Erin Rae McKaskle now hails from Nashville, though she’s a Jackson, Tennessee native and was born in Memphis. Small wonder that she gravitated to Music City, given her easy and natural way with a tune. And small wonder that she’s now on the cusp  of much greater recognition. Her show at the Memphis Music Mansion may be our last chance to see her in such an intimate setting.

With so many singer/songwriters unconsciously internalizing the vocal mannerisms of the time, morphing their voices into a common denominator of the current trends (can you say “vocal fry”?), Erin Rae presents a disarming, unaffected frankness, and that is her greatest strength.
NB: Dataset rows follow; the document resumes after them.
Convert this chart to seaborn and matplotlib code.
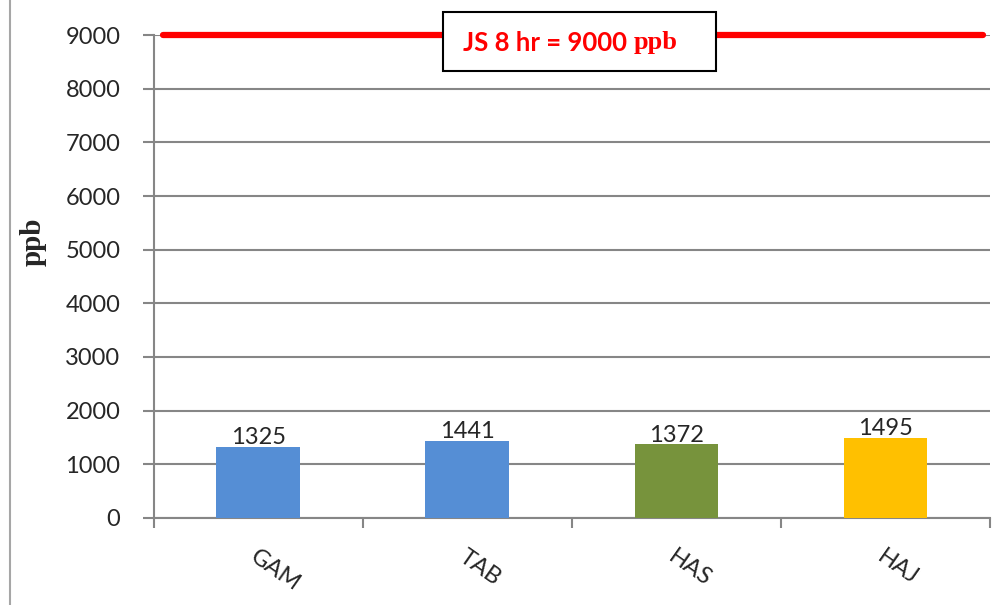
# ppb bar chart with 8 hr limit line

import pandas as pd
import matplotlib.pyplot as plt
from matplotlib.lines import Line2D
from matplotlib.patches import Rectangle
import seaborn as sns

# Data
sites = ["GAM", "TAB", "HAS", "HAJ"]
values = [1325, 1441, 1372, 1495]
bar_colors = ["#558ED5", "#558ED5", "#77933C", "#FFC000"]
limit_value = 9000
limit_label = "JS 8 hr = 9000"
limit_unit = "ppb"
y_ticks = [0, 1000, 2000, 3000, 4000, 5000, 6000, 7000, 8000, 9000]

df = pd.DataFrame({"site": sites, "value": values})

sns.set_style("white")
plt.rcParams['font.family'] = ['Lato', 'DejaVu Sans']

fig = plt.figure(figsize=(10.04, 6.05), dpi=100)
ax = fig.add_axes([0.153, 0.144, 0.833, 0.798])

grid_col = "#868686"

sns.barplot(data=df, x="site", y="value", hue="site", palette=bar_colors,
            width=0.4, legend=False, saturation=1, linewidth=0, ax=ax, zorder=3)

ax.set_ylim(0, 9000)
ax.set_xlim(-0.5, len(sites) - 0.5)
ax.set_yticks(y_ticks)
ax.set_yticklabels([str(t) for t in y_ticks], fontsize=17)
ax.yaxis.grid(True, color=grid_col, linewidth=1.5, zorder=0)
ax.set_axisbelow(True)

# labels at centres, tick marks at category boundaries
ax.set_xticks(range(len(sites)))
ax.set_xticklabels(sites, fontsize=17, rotation=-35, ha="left", va="top",
                   rotation_mode="anchor")
ax.tick_params(axis="x", which="major", length=0, pad=20)
ax.set_xticks([i - 0.5 for i in range(len(sites) + 1)], minor=True)
ax.tick_params(axis="x", which="minor", length=7, width=1.5, color=grid_col,
               direction="out", bottom=True)
ax.tick_params(axis="y", length=8, width=1.5, color=grid_col, pad=16, left=True)

for side in ["top", "right"]:
    ax.spines[side].set_visible(False)
for side in ["left", "bottom"]:
    ax.spines[side].set_color(grid_col)
    ax.spines[side].set_linewidth(1.5)

ax.set_xlabel("")
ax.set_ylabel("ppb", family="Liberation Serif", fontweight="bold", fontsize=21)
ax.yaxis.set_label_coords((47 - 154) / 836, (518 - 242) / 483)

# value labels
for c in ax.containers:
    ax.bar_label(c, fmt="%d", fontsize=17, padding=-1)

# limit line
ax.axhline(limit_value, xmin=0.011, xmax=0.992, color="#FF0000", linewidth=4.5,
           zorder=4, clip_on=False)

# box with limit text
fig.add_artist(Rectangle((443 / 1004, 1 - 71 / 605), 273 / 1004, 59 / 605,
                         transform=fig.transFigure, facecolor="white",
                         edgecolor="black", linewidth=1.5, zorder=5))
t1 = fig.text(463 / 1004, 1 - 43 / 605, limit_label, color="#FF0000",
              fontsize=18.5, fontweight="bold", va="center", ha="left", zorder=6)
fig.canvas.draw()
bb = t1.get_window_extent()
fig.text((bb.x1 + 7) / 1004, 1 - 43 / 605, limit_unit, color="#FF0000",
         family="Liberation Serif", fontsize=19, fontweight="bold",
         va="center", ha="left", zorder=6)

# chart frame line on the left
fig.add_artist(Line2D([10 / 1004, 10 / 1004], [0, 1], color="#A6A6A6",
                      linewidth=1.5, transform=fig.transFigure))

fig.savefig("out.png", dpi=100)
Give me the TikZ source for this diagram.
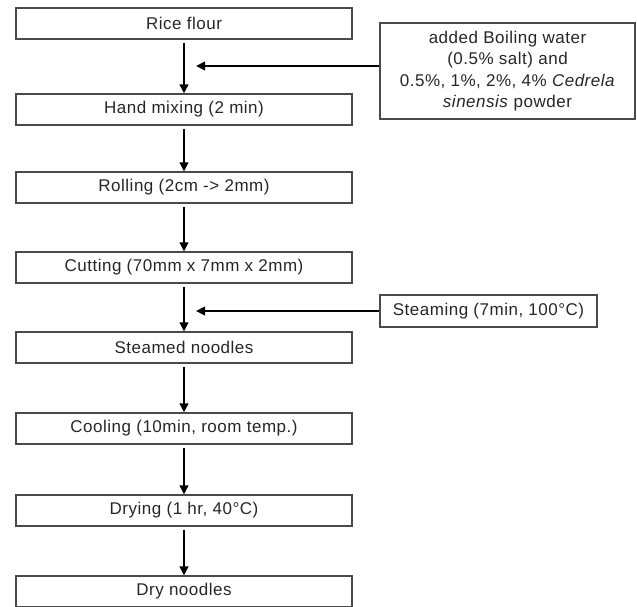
\documentclass[tikz,border=0pt]{standalone}
\usepackage{fontspec}
\setmainfont[LetterSpace=3]{Liberation Sans}
\usetikzlibrary{arrows.meta}
\definecolor{boxgray}{HTML}{4A4A4A}
\definecolor{textcol}{HTML}{262626}
\begin{document}
\begin{tikzpicture}[x=1pt,y=1pt,
  stepbox/.style={draw=boxgray, line width=1.2pt, minimum width=336pt, minimum height=31pt, inner sep=0pt, font=\fontsize{17}{20}\selectfont, text=textcol},
  sidebox/.style={draw=boxgray, line width=1.2pt, inner sep=0pt, align=center, font=\fontsize{17}{21.5}\selectfont, text=textcol},
  flow/.style={line width=2.8pt, -{Triangle[length=9pt,width=8.5pt]}}
]
\useasboundingbox (0,0) rectangle (637,-606);
\clip (0,0) rectangle (637,-606);
\node[stepbox] (b1) at (184,-23.5) {Rice flour};
\node[stepbox] (b2) at (184,-109.5) {Hand mixing (2 min)};
\node[stepbox] (b3) at (184,-187.5) {Rolling (2cm -> 2mm)};
\node[stepbox] (b4) at (184,-267.5) {Cutting (70mm x 7mm x 2mm)};
\node[stepbox] (b5) at (184,-347.5) {Steamed noodles};
\node[stepbox] (b6) at (184,-428.5) {Cooling (10min, room temp.)};
\node[stepbox] (b7) at (184,-510.5) {Drying (1 hr, 40°C)};
\node[stepbox] (b8) at (184,-591.5) {Dry noodles};
\node[sidebox, minimum width=255pt, minimum height=96pt] (rb) at (507.5,-71)
  {added Boiling water\\(0.5\% salt) and\\0.5\%, 1\%, 2\%, 4\% \textit{Cedrela}\\\textit{sinensis} powder};
\node[sidebox, minimum width=217pt, minimum height=32pt] (st) at (488.5,-311) {Steaming (7min, 100°C)};
\coordinate (m1) at (196,-66);
\coordinate (m2) at (196,-311);
\draw[flow] ([yshift=-3pt]b1.south) -- (b2.north);
\draw[flow] ([yshift=-3pt]b2.south) -- (b3.north);
\draw[flow] ([yshift=-3pt]b3.south) -- (b4.north);
\draw[flow] ([yshift=-3pt]b4.south) -- (b5.north);
\draw[flow] ([yshift=-3pt]b5.south) -- (b6.north);
\draw[flow] ([yshift=-3pt]b6.south) -- (b7.north);
\draw[flow] ([yshift=-3pt]b7.south) -- (b8.north);
\draw[flow] (rb.west |- m1) -- (m1);
\draw[flow] (st.west) -- (m2);
\end{tikzpicture}
\end{document}
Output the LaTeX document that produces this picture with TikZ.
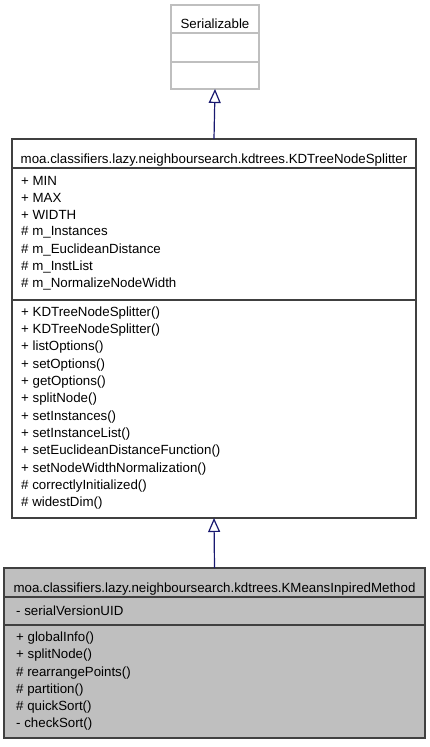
\documentclass[tikz,border=0pt]{standalone}
\usepackage{fontspec}
\setmainfont{Liberation Sans}
\definecolor{edgeblue}{RGB}{25, 25, 112}
\definecolor{boxgray}{RGB}{191, 191, 191}
\definecolor{frameline}{RGB}{64, 64, 64}
\usetikzlibrary{arrows.meta, positioning}

\begin{document}
\begin{tikzpicture}[x=1pt, y=-1pt,
    classbox/.style={draw=frameline, line width=1.2pt, inner sep=0pt, outer sep=0pt, anchor=north west},
    member/.style={anchor=west, inner sep=0pt, font=\fontsize{13.3}{16}\selectfont},
    classname/.style={inner sep=0pt, font=\fontsize{13.3}{16}\selectfont},
    inherit/.style={draw=edgeblue, line width=1.2pt, -{Triangle[fill=white, length=14pt, width=12pt]}}]
    \useasboundingbox (0,0) rectangle (429,747);

    % Interface at the top
    \node[classbox, draw=boxgray, fill=white, minimum width=88pt, minimum height=84pt] (ser) at (171,5) {};
    \node[classname, below=14pt of ser.north] (sername) {Serializable};
    \draw[boxgray, line width=1.2pt] (171,33) -- (259,33);
    \draw[boxgray, line width=1.2pt] (171,62) -- (259,62);

    % Base class
    \node[classbox, fill=white, minimum width=404pt, minimum height=379pt] (kd) at (12,139) {};
    \node[classname, below=15pt of kd.north] (kdname) {moa.classifiers.lazy.neighboursearch.kdtrees.KDTreeNodeSplitter};
    \draw[frameline, line width=1.2pt] (12,168) -- (416,168);
    \draw[frameline, line width=1.2pt] (12,300) -- (416,300);

    % Base class attributes
    \foreach \txt [count=\i] in {+ MIN, + MAX, + WIDTH, \# m\_Instances,
                                 \# m\_EuclideanDistance, \# m\_InstList,
                                 \# m\_NormalizeNodeWidth} {
        \node[member] (kdattr\i) at (21,163.7+17.2*\i) {\txt};
    }

    % Base class methods
    \foreach \txt [count=\i] in {+ KDTreeNodeSplitter(), + KDTreeNodeSplitter(),
                                 + listOptions(), + setOptions(), + getOptions(),
                                 + splitNode(), + setInstances(), + setInstanceList(),
                                 + setEuclideanDistanceFunction(),
                                 + setNodeWidthNormalization(),
                                 \# correctlyInitialized(), \# widestDim()} {
        \node[member] (kdop\i) at (21,295.6+17.3*\i) {\txt};
    }

    % Derived class (the documented one)
    \node[classbox, fill=boxgray, minimum width=421pt, minimum height=170pt] (km) at (4,568) {};
    \node[classname, below=15pt of km.north] (kmname) {moa.classifiers.lazy.neighboursearch.kdtrees.KMeansInpiredMethod};
    \draw[frameline, line width=1.2pt] (4,597) -- (425,597);
    \draw[frameline, line width=1.2pt] (4,625) -- (425,625);
    \node[member] (kmattr1) at (16,611) {- serialVersionUID};

    \foreach \txt [count=\i] in {+ globalInfo(), + splitNode(), \# rearrangePoints(),
                                 \# partition(), \# quickSort(), - checkSort()} {
        \node[member] (kmop\i) at (16,620.7+17.3*\i) {\txt};
    }

    % Inheritance arrows
    \draw[inherit] (km.north) -- (kd.south);
    \draw[inherit] (kd.north) -- (ser.south);
\end{tikzpicture}
\end{document}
The final product, as on her recent album Putting On Airs (Single Lock Records), is light and breezy, yet cut with the gravitas of her plainspoken lyrics and delivery.

“Love Like Before” reads like a prosaic list of the features of a new apartment, but suggests an inner turmoil and longing beneath the low key observations. The kicker comes at the end, “Been sitting right here and I could not find/Love that I knew before,” made all the more powerful by the unadorned lyrics preceding it.

The new album, recorded at Refuge Studios, a former monastery in Wisconsin, offers plenty of air. The spare adornments, such as tasteful pedal steel, piano, organ, or even Mellotron, never detract from the front-and-center acoustic guitar that grounds her voice, yet add a dreamy quality to the affair. You can hear the consummate blend on the official video for “June Bug”:

Erin Rae, On the Verge of Big Things, Plays the Music Mansion

Her band will be with her, giving listeners a chance to hear those ethereal, spot-on arrangements from the record come to life. For those chasing that perfect blend of sincerity and craftsmanship, this show is not to be missed.